◆ AIM ◆
Can you print the data exactly and leave out each image?
▬▬▬
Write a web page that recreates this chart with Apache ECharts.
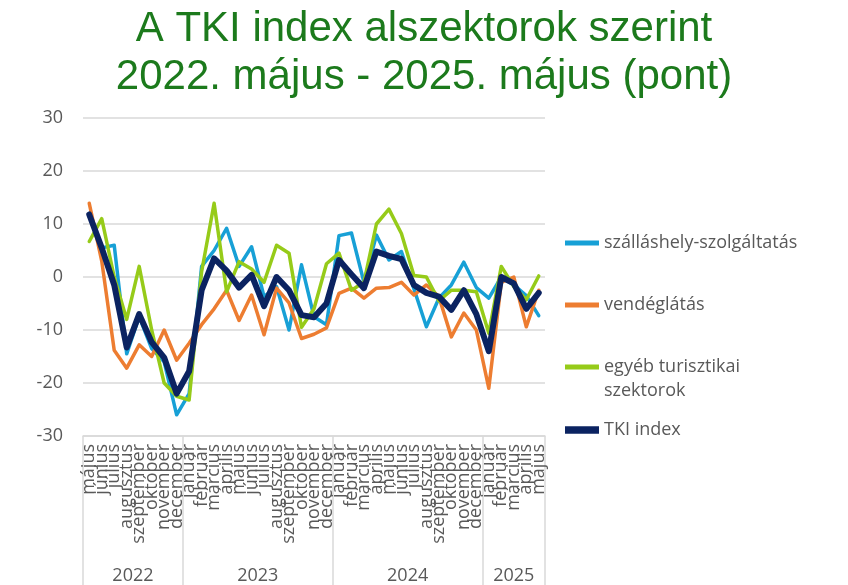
<!DOCTYPE html>
<html>
<head>
<meta charset="utf-8">
<script src="https://cdn.jsdelivr.net/npm/echarts@6/dist/echarts.min.js"></script>
<style>
html,body{margin:0;padding:0;background:#fff;}
#chart{width:848px;height:585px;}
</style>
</head>
<body>
<div id="chart"></div>
<script>
// ---- data ----
const titleText = 'A TKI index alszektorok szerint\n2022. május - 2025. május (pont)';
const years = ['2022', '2023', '2024', '2025'];
const months2022 = ['május','június','július','augusztus','szeptember','október','november','december'];
const months2023 = ['január','február','március','április','május','június','július','augusztus','szeptember','október','november','december'];
const months2024 = ['január','február','március','április','május','június','július','augusztus','szeptember','október','november','december'];
const months2025 = ['január','február','március','április','május'];
const monthGroups = [months2022, months2023, months2024, months2025];
const categories = [].concat(months2022, months2023, months2024, months2025);

const seriesNames = ['szálláshely-szolgáltatás', 'vendéglátás', 'egyéb turisztikai szektorok', 'TKI index'];

const szallashely = [
  11.5, 5.5, 6, -14.5, -7.5, -13.5, -16, -26,
  -22, 2, 5, 9.2, 2, 5.7, -3.7, -1.8, -10, 2.3, -7.5, -9,
  7.8, 8.3, -1, 7.9, 3.2, 4.8, -2.2, -9.4, -4, -1.5, 2.8, -2,
  -4, 0, -1.5, -3.5, -7.3
];
const vendeglatas = [
  13.9, 3, -13.8, -17.2, -12.8, -15, -10, -15.7,
  -12.5, -9, -6, -2.5, -8.2, -3.4, -10.9, -2.1, -4.9, -11.6, -10.8, -9.6,
  -3.1, -2.1, -4, -2.1, -2, -1, -3.4, -1.5, -3.7, -11.3, -6.8, -10,
  -21, -1, 0, -9.4, -2.5
];
const egyeb = [
  6.7, 11, 0, -8, 2, -10, -20, -22.5,
  -23.2, 1, 13.9, -2.8, 2.9, 1.5, -1, 6, 4.5, -9.5, -6, 2.5,
  4.5, -2.5, -1, 10, 12.8, 8.2, 0.3, 0, -4.5, -2.5, -2.5, -2.8,
  -10.6, 2, -1.8, -4.3, 0.2
];
const tkiIndex = [
  11.8, 5.5, -1.5, -13.3, -7, -12.3, -15.2, -22,
  -17.8, -2.5, 3.5, 1.2, -2, 0.4, -5.5, 0, -2.5, -7.2, -7.6, -5,
  3.2, 0.5, -2.1, 4.8, 4, 3.4, -1.5, -3, -3.7, -6.2, -2.5, -7,
  -14, 0, -1.2, -6, -3
];

// ---- styles ----
const colors = ['#17A0D6', '#ED7D31', '#96CB19', '#0B2361'];
const lineWidths = [3.5, 3.5, 3.5, 6];
const gray = '#595959';
const gridGray = '#D9D9D9';
const axisFont = 'Open Sans';

// year group boundaries and centres (in category units)
const boundaries = [];
const yearCenters = [];
let acc = 0;
monthGroups.forEach(function (g) {
  boundaries.push(acc);
  yearCenters.push(acc + g.length / 2);
  acc += g.length;
});

const chart = echarts.init(document.getElementById('chart'), null, {renderer: 'canvas'});

const seriesData = [szallashely, vendeglatas, egyeb, tkiIndex];

function legendFor(i, centerY, opts) {
  return Object.assign({
    data: [seriesNames[i]],
    left: 565,
    top: centerY - 9,
    padding: 0,
    orient: 'vertical',
    icon: 'rect',
    itemWidth: 34,
    itemHeight: lineWidths[i] + 1.5,
    selectedMode: false,
    textStyle: {fontFamily: axisFont, fontSize: 18, color: gray}
  }, opts || {});
}

const option = {
  animation: false,
  backgroundColor: '#fff',
  title: {
    text: titleText,
    left: 'center',
    top: 0,
    textStyle: {
      fontFamily: 'Liberation Sans',
      fontSize: 42,
      fontWeight: 'normal',
      lineHeight: 48,
      color: '#1C7A1C'
    }
  },
  legend: [
    legendFor(0, 243),
    legendFor(1, 305),
    legendFor(2, 367, {formatter: function () { return 'egyéb turisztikai'; }}),
    legendFor(2, 391, {icon: 'none', formatter: function () { return 'szektorok'; }}),
    legendFor(3, 430)
  ],
  grid: {left: 83, right: 303, top: 118, bottom: 149, containLabel: false},
  xAxis: [
    {
      type: 'category',
      data: categories,
      position: 'bottom',
      boundaryGap: true,
      axisLine: {show: true, onZero: false, lineStyle: {color: gridGray, width: 1.5}},
      axisTick: {
        show: true,
        inside: false,
        length: 150,
        lineStyle: {color: gridGray, width: 1.5},
        interval: function (index) { return boundaries.indexOf(index) >= 0; }
      },
      axisLabel: {
        interval: 0,
        rotate: 90,
        margin: 8,
        fontFamily: axisFont,
        fontSize: 18,
        color: gray
      },
      splitLine: {show: false}
    },
    {
      type: 'value',
      position: 'bottom',
      min: 0,
      max: categories.length,
      interval: 0.5,
      axisLine: {show: false, onZero: false},
      axisTick: {show: false},
      splitLine: {show: false},
      axisLabel: {
        margin: 131,
        fontFamily: axisFont,
        fontSize: 18,
        color: gray,
        showMinLabel: true,
        showMaxLabel: true,
        formatter: function (v) {
          for (let k = 0; k < yearCenters.length; k++) {
            if (Math.abs(v - yearCenters[k]) < 1e-6) return years[k];
          }
          return '';
        }
      }
    }
  ],
  yAxis: {
    type: 'value',
    min: -30,
    max: 30,
    interval: 10,
    axisLine: {show: false},
    axisTick: {show: false},
    axisLabel: {margin: 20, fontFamily: axisFont, fontSize: 18, color: gray},
    splitLine: {show: true, lineStyle: {color: gridGray, width: 1.5}}
  },
  series: seriesNames.map(function (name, i) {
    return {
      name: name,
      type: 'line',
      xAxisIndex: 0,
      data: seriesData[i],
      symbol: 'none',
      showSymbol: false,
      smooth: false,
      z: 2 + i,
      color: colors[i],
      lineStyle: {width: lineWidths[i], color: colors[i], join: 'round', cap: 'round'}
    };
  })
};

chart.setOption(option);
</script>
</body>
</html>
▬▬▬
◆ REPLY TO THE EXERCISE ◆
Write a web page that recreates this chart with Apache ECharts.
<!DOCTYPE html>
<html>
<head>
<meta charset="utf-8">
<script src="https://cdn.jsdelivr.net/npm/echarts@6/dist/echarts.min.js"></script>
<style>
html,body{margin:0;padding:0;background:#fff;}
#chart{width:848px;height:585px;}
</style>
</head>
<body>
<div id="chart"></div>
<script>
// ---- data ----
const titleText = 'A TKI index alszektorok szerint\n2022. május - 2025. május (pont)';
const years = ['2022', '2023', '2024', '2025'];
const months2022 = ['május','június','július','augusztus','szeptember','október','november','december'];
const months2023 = ['január','február','március','április','május','június','július','augusztus','szeptember','október','november','december'];
const months2024 = ['január','február','március','április','május','június','július','augusztus','szeptember','október','november','december'];
const months2025 = ['január','február','március','április','május'];
const monthGroups = [months2022, months2023, months2024, months2025];
const categories = [].concat(months2022, months2023, months2024, months2025);

const seriesNames = ['szálláshely-szolgáltatás', 'vendéglátás', 'egyéb turisztikai szektorok', 'TKI index'];

const szallashely = [
  11.5, 5.5, 6, -14.5, -7.5, -13.5, -16, -26,
  -22, 2, 5, 9.2, 2, 5.7, -3.7, -1.8, -10, 2.3, -7.5, -9,
  7.8, 8.3, -1, 7.9, 3.2, 4.8, -2.2, -9.4, -4, -1.5, 2.8, -2,
  -4, 0, -1.5, -3.5, -7.3
];
const vendeglatas = [
  13.9, 3, -13.8, -17.2, -12.8, -15, -10, -15.7,
  -12.5, -9, -6, -2.5, -8.2, -3.4, -10.9, -2.1, -4.9, -11.6, -10.8, -9.6,
  -3.1, -2.1, -4, -2.1, -2, -1, -3.4, -1.5, -3.7, -11.3, -6.8, -10,
  -21, -1, 0, -9.4, -2.5
];
const egyeb = [
  6.7, 11, 0, -8, 2, -10, -20, -22.5,
  -23.2, 1, 13.9, -2.8, 2.9, 1.5, -1, 6, 4.5, -9.5, -6, 2.5,
  4.5, -2.5, -1, 10, 12.8, 8.2, 0.3, 0, -4.5, -2.5, -2.5, -2.8,
  -10.6, 2, -1.8, -4.3, 0.2
];
const tkiIndex = [
  11.8, 5.5, -1.5, -13.3, -7, -12.3, -15.2, -22,
  -17.8, -2.5, 3.5, 1.2, -2, 0.4, -5.5, 0, -2.5, -7.2, -7.6, -5,
  3.2, 0.5, -2.1, 4.8, 4, 3.4, -1.5, -3, -3.7, -6.2, -2.5, -7,
  -14, 0, -1.2, -6, -3
];

// ---- styles ----
const colors = ['#17A0D6', '#ED7D31', '#96CB19', '#0B2361'];
const lineWidths = [3.5, 3.5, 3.5, 6];
const gray = '#595959';
const gridGray = '#D9D9D9';
const axisFont = 'Open Sans';

// year group boundaries and centres (in category units)
const boundaries = [];
const yearCenters = [];
let acc = 0;
monthGroups.forEach(function (g) {
  boundaries.push(acc);
  yearCenters.push(acc + g.length / 2);
  acc += g.length;
});

const chart = echarts.init(document.getElementById('chart'), null, {renderer: 'canvas'});

const seriesData = [szallashely, vendeglatas, egyeb, tkiIndex];

function legendFor(i, centerY, opts) {
  return Object.assign({
    data: [seriesNames[i]],
    left: 565,
    top: centerY - 9,
    padding: 0,
    orient: 'vertical',
    icon: 'rect',
    itemWidth: 34,
    itemHeight: lineWidths[i] + 1.5,
    selectedMode: false,
    textStyle: {fontFamily: axisFont, fontSize: 18, color: gray}
  }, opts || {});
}

const option = {
  animation: false,
  backgroundColor: '#fff',
  title: {
    text: titleText,
    left: 'center',
    top: 0,
    textStyle: {
      fontFamily: 'Liberation Sans',
      fontSize: 42,
      fontWeight: 'normal',
      lineHeight: 48,
      color: '#1C7A1C'
    }
  },
  legend: [
    legendFor(0, 243),
    legendFor(1, 305),
    legendFor(2, 367, {formatter: function () { return 'egyéb turisztikai'; }}),
    legendFor(2, 391, {icon: 'none', formatter: function () { return 'szektorok'; }}),
    legendFor(3, 430)
  ],
  grid: {left: 83, right: 303, top: 118, bottom: 149, containLabel: false},
  xAxis: [
    {
      type: 'category',
      data: categories,
      position: 'bottom',
      boundaryGap: true,
      axisLine: {show: true, onZero: false, lineStyle: {color: gridGray, width: 1.5}},
      axisTick: {
        show: true,
        inside: false,
        length: 150,
        lineStyle: {color: gridGray, width: 1.5},
        interval: function (index) { return boundaries.indexOf(index) >= 0; }
      },
      axisLabel: {
        interval: 0,
        rotate: 90,
        margin: 8,
        fontFamily: axisFont,
        fontSize: 18,
        color: gray
      },
      splitLine: {show: false}
    },
    {
      type: 'value',
      position: 'bottom',
      min: 0,
      max: categories.length,
      interval: 0.5,
      axisLine: {show: false, onZero: false},
      axisTick: {show: false},
      splitLine: {show: false},
      axisLabel: {
        margin: 131,
        fontFamily: axisFont,
        fontSize: 18,
        color: gray,
        showMinLabel: true,
        showMaxLabel: true,
        formatter: function (v) {
          for (let k = 0; k < yearCenters.length; k++) {
            if (Math.abs(v - yearCenters[k]) < 1e-6) return years[k];
          }
          return '';
        }
      }
    }
  ],
  yAxis: {
    type: 'value',
    min: -30,
    max: 30,
    interval: 10,
    axisLine: {show: false},
    axisTick: {show: false},
    axisLabel: {margin: 20, fontFamily: axisFont, fontSize: 18, color: gray},
    splitLine: {show: true, lineStyle: {color: gridGray, width: 1.5}}
  },
  series: seriesNames.map(function (name, i) {
    return {
      name: name,
      type: 'line',
      xAxisIndex: 0,
      data: seriesData[i],
      symbol: 'none',
      showSymbol: false,
      smooth: false,
      z: 2 + i,
      color: colors[i],
      lineStyle: {width: lineWidths[i], color: colors[i], join: 'round', cap: 'round'}
    };
  })
};

chart.setOption(option);
</script>
</body>
</html>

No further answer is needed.